▸ **GOAL OF THE EXERCISE**
Quote, line for line, the entries from the first through the one containing "plt.rcParams['font.family'] = ['Noto". Pictures are left out.

▸ **DATA FOR THIS EXERCISE**
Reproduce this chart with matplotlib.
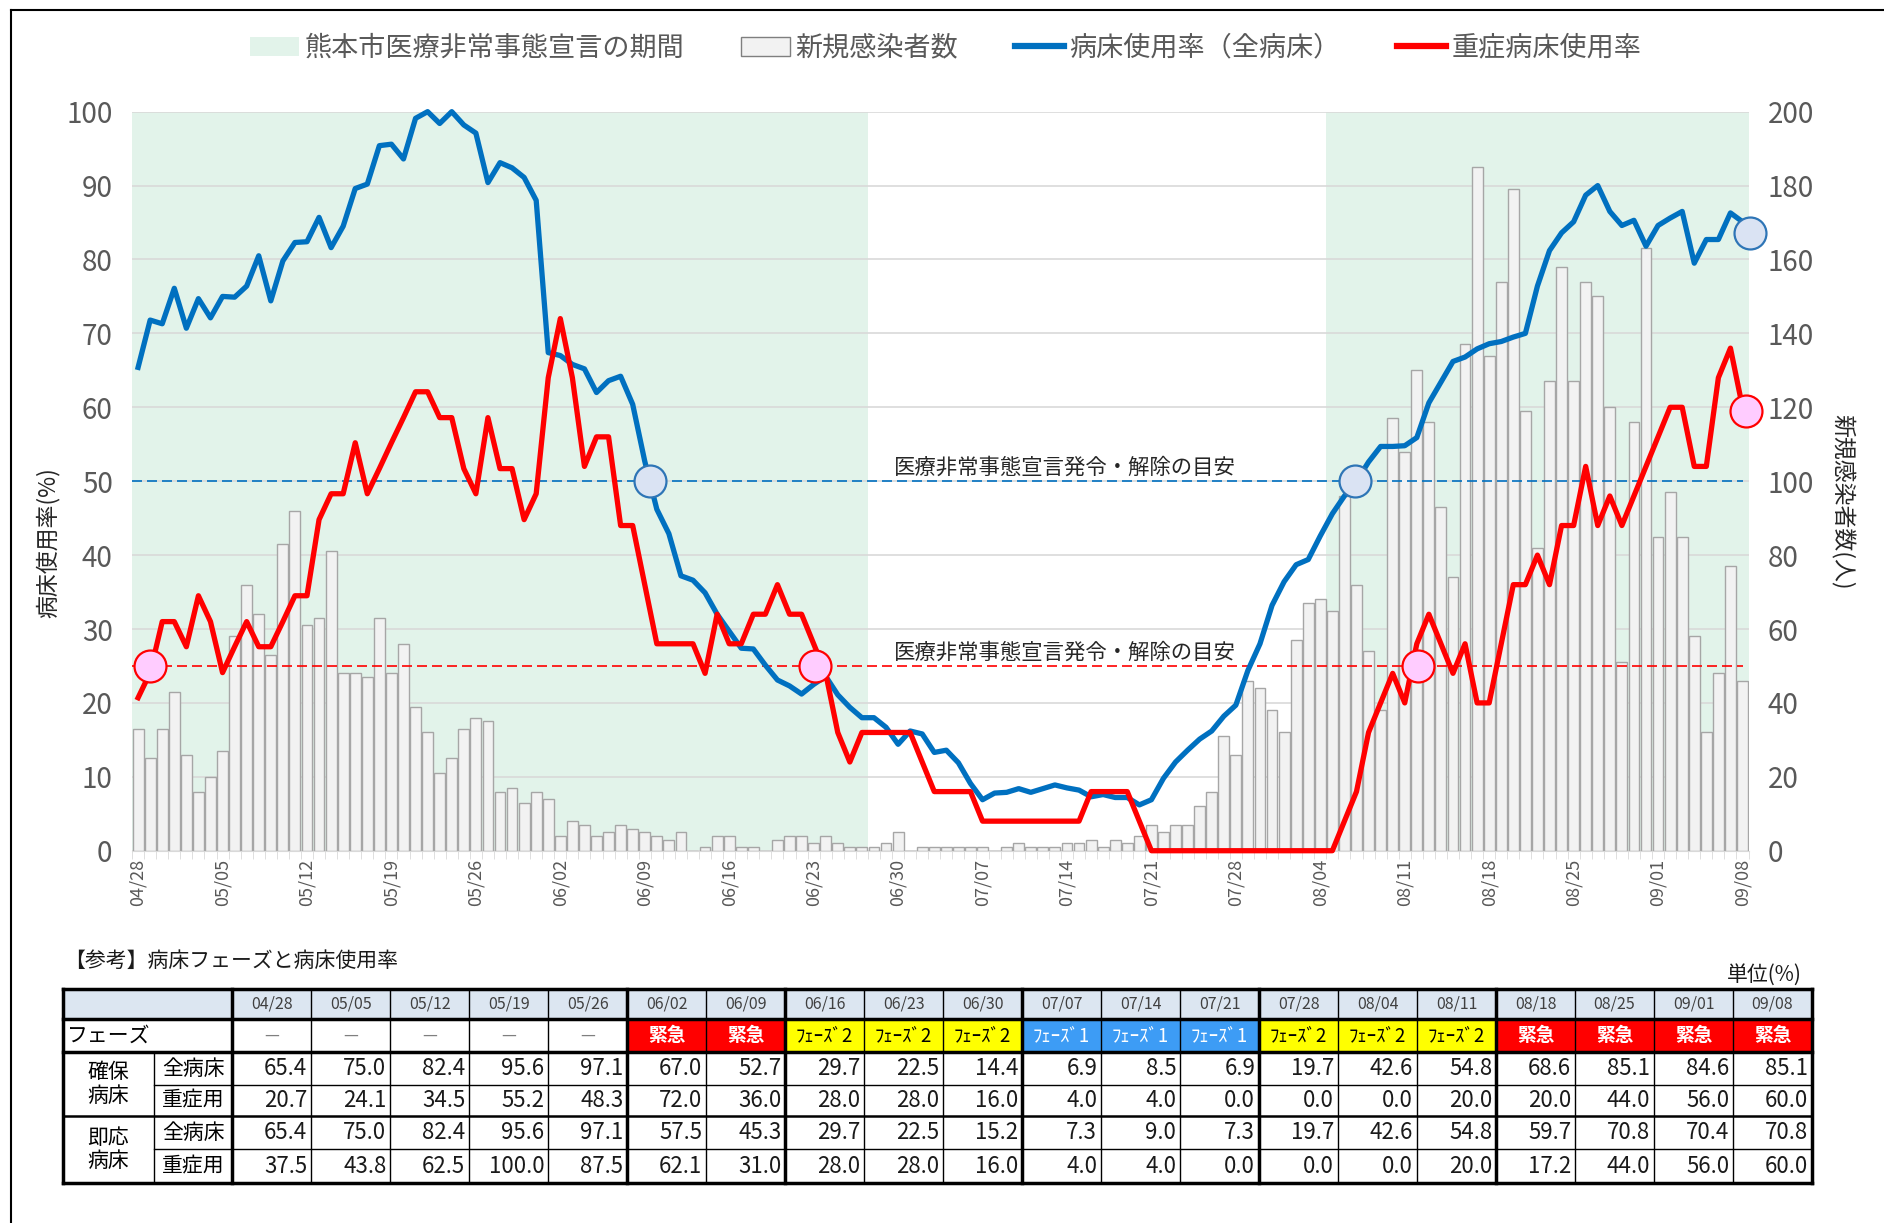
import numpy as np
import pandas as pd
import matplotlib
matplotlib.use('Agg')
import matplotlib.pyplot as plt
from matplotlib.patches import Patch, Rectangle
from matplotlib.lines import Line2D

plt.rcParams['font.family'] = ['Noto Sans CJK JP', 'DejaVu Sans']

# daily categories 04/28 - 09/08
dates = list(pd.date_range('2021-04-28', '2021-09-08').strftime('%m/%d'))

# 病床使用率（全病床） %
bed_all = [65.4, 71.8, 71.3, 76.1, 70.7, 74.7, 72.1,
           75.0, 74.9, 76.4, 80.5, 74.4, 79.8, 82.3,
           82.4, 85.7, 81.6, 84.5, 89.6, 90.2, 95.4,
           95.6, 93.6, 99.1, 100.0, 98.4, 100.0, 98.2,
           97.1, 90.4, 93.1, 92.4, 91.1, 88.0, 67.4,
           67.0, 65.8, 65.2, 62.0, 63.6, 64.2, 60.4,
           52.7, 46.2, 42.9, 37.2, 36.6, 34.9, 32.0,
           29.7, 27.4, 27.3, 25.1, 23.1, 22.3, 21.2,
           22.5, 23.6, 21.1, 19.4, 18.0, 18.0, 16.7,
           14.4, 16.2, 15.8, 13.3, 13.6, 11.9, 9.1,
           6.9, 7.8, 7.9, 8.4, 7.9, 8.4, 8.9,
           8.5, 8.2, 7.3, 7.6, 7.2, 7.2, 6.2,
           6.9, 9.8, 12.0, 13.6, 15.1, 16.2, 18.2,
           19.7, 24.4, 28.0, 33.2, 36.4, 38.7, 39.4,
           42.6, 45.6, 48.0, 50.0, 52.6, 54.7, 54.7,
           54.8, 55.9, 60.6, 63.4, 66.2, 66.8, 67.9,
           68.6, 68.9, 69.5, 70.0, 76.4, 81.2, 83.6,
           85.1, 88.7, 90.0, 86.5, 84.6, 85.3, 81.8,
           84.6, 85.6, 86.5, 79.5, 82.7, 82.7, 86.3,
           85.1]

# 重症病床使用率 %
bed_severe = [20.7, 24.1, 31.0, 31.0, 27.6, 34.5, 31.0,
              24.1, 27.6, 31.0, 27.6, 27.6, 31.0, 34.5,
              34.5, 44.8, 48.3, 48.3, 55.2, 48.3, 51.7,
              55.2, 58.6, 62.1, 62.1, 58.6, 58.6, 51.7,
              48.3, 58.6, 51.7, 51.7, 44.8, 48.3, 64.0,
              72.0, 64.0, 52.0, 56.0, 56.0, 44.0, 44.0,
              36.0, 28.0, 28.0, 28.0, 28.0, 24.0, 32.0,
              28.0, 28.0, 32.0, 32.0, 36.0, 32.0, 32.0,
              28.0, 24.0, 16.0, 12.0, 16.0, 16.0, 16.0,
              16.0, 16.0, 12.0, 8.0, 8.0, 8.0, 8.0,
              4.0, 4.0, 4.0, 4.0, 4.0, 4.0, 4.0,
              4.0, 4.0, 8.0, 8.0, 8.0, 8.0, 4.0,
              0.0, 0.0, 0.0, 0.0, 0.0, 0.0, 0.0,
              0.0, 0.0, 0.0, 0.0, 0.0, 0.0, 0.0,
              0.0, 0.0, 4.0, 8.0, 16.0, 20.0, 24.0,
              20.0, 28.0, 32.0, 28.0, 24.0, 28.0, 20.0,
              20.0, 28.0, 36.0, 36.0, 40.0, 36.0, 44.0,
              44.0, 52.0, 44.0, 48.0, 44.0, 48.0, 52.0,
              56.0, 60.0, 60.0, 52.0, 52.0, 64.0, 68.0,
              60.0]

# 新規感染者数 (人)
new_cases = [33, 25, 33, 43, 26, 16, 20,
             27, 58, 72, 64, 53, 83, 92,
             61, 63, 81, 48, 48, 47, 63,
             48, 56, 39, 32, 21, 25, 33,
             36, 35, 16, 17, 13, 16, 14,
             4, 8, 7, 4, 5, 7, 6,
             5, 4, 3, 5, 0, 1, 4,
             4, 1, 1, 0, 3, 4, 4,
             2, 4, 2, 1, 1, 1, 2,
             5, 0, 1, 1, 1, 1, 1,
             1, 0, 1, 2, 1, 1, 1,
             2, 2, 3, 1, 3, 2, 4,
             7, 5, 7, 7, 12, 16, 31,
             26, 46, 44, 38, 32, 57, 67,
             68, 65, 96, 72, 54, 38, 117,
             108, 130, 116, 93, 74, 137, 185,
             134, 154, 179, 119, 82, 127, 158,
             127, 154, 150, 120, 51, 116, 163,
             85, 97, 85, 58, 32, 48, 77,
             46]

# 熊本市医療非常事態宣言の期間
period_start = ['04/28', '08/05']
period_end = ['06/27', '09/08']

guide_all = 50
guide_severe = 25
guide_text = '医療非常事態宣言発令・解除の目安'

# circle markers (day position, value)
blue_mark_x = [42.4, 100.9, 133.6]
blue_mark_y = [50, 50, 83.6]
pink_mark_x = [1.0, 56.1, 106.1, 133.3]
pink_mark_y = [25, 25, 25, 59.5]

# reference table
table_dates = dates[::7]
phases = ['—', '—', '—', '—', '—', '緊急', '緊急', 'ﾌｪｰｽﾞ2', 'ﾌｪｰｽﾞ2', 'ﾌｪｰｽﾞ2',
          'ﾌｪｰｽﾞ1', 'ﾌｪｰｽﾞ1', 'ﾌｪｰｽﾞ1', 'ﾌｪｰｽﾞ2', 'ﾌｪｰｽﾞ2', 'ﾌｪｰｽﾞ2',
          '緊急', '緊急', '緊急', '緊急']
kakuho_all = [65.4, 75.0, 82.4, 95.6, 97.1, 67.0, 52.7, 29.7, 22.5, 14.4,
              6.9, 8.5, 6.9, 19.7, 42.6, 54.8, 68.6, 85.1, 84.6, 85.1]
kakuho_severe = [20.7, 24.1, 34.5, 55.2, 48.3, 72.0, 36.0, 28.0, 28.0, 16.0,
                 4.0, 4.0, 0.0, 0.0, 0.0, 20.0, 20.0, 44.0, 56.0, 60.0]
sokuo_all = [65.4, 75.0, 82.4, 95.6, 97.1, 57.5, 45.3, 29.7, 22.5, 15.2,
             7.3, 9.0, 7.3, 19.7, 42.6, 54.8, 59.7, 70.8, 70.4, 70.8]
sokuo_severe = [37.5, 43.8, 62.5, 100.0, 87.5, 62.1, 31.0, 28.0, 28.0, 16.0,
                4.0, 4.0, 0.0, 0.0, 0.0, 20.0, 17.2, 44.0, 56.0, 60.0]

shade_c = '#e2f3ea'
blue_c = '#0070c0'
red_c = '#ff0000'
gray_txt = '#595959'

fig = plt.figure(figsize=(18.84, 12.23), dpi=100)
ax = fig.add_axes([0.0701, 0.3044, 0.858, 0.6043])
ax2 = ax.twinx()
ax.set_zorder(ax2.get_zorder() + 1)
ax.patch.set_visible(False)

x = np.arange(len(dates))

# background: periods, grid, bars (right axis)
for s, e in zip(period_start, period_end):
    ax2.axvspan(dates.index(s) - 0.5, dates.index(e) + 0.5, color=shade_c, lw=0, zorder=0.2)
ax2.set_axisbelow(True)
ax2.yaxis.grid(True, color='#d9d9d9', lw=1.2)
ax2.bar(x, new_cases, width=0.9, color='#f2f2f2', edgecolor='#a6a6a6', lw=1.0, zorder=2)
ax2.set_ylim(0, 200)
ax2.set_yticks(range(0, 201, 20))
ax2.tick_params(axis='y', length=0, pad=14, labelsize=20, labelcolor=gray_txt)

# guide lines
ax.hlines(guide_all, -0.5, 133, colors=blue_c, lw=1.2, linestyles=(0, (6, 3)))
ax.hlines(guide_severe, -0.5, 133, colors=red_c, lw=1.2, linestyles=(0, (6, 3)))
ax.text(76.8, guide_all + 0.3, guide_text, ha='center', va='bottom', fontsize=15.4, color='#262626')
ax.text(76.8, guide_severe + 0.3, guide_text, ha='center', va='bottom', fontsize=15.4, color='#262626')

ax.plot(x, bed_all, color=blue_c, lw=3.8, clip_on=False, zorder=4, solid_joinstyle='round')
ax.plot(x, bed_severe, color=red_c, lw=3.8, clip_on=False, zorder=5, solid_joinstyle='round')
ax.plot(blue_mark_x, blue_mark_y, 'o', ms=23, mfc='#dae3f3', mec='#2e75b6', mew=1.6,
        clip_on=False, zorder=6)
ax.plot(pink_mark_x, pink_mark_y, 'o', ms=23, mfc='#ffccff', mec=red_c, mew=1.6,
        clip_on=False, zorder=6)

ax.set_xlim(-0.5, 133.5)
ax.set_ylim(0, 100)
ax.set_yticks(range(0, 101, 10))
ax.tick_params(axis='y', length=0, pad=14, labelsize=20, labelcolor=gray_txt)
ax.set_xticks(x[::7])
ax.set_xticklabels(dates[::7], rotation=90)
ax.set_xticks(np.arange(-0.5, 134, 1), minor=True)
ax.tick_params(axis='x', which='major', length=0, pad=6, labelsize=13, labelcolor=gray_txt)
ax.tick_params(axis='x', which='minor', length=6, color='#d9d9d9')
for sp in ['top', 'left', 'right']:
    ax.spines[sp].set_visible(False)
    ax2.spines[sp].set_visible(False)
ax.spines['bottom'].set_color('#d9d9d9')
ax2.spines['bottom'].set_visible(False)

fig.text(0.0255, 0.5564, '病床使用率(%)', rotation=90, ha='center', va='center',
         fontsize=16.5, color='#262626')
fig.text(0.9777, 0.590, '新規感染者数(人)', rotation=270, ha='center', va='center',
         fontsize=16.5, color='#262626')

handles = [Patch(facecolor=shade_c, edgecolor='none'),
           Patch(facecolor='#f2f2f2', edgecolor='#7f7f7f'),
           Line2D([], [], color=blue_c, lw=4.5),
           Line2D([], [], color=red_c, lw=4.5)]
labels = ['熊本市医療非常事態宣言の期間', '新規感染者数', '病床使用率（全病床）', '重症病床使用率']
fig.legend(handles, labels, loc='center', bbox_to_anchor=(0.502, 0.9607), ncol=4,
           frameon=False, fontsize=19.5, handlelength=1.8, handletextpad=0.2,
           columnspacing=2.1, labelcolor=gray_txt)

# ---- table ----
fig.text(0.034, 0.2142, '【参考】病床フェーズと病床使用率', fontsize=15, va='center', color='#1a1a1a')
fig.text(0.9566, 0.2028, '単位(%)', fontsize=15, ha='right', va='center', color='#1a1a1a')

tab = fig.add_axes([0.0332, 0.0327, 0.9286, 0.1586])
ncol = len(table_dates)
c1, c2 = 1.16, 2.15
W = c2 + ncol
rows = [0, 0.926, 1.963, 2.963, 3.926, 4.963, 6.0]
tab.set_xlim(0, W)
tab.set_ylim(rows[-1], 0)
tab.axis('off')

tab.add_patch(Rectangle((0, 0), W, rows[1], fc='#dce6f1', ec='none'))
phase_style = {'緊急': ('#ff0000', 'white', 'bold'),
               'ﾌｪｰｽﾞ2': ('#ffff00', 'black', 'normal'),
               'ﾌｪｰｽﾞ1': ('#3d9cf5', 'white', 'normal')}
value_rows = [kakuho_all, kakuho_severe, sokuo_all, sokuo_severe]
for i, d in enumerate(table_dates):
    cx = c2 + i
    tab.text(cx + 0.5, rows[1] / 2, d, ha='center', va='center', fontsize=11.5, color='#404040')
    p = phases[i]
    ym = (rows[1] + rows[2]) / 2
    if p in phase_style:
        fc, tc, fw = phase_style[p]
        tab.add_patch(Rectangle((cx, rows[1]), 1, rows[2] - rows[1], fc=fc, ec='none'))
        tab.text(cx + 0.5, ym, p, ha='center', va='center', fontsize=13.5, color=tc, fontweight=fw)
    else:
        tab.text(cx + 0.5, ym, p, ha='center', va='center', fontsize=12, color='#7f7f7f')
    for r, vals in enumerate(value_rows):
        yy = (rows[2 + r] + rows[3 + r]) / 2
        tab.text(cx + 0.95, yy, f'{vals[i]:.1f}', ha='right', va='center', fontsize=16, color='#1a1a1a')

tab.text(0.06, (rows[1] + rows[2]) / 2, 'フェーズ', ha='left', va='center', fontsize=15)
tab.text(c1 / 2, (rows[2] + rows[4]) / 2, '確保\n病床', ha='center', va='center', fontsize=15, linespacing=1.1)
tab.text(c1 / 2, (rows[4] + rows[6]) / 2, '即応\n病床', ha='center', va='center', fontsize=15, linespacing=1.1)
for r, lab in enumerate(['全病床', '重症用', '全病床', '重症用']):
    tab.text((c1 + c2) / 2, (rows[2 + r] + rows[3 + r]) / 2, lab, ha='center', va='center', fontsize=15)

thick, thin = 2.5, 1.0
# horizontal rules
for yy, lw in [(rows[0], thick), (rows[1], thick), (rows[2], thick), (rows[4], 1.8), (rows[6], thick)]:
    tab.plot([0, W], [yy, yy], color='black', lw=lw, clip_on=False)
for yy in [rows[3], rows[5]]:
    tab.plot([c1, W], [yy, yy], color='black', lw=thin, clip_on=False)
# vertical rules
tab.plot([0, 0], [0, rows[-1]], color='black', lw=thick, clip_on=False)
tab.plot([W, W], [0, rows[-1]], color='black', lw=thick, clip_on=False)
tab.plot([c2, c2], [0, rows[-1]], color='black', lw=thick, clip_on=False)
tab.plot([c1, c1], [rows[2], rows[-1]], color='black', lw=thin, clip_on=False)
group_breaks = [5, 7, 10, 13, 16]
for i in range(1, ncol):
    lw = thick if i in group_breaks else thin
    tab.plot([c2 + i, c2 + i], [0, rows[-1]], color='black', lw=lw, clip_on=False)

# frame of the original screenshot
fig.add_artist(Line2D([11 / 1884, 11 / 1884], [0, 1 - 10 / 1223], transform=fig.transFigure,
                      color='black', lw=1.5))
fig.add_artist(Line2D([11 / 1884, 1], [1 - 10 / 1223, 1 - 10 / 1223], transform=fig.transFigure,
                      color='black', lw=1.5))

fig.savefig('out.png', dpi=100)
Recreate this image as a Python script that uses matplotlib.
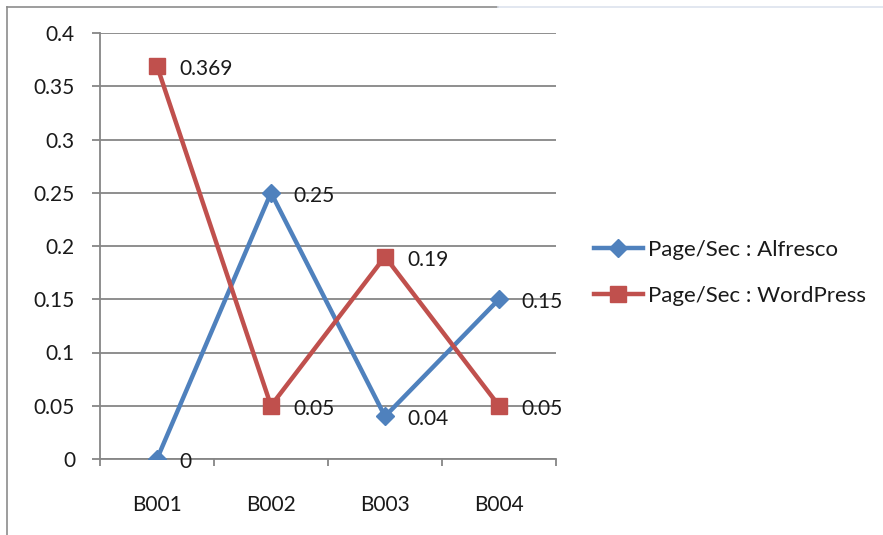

▸ **FULL ANSWER**
Reproduce this chart with matplotlib.
import numpy as np
import pandas as pd
import matplotlib
matplotlib.use('Agg')
import matplotlib.pyplot as plt
from matplotlib.patches import Patch, Rectangle
from matplotlib.lines import Line2D

plt.rcParams['font.family'] = ['Noto Sans CJK JP', 'DejaVu Sans']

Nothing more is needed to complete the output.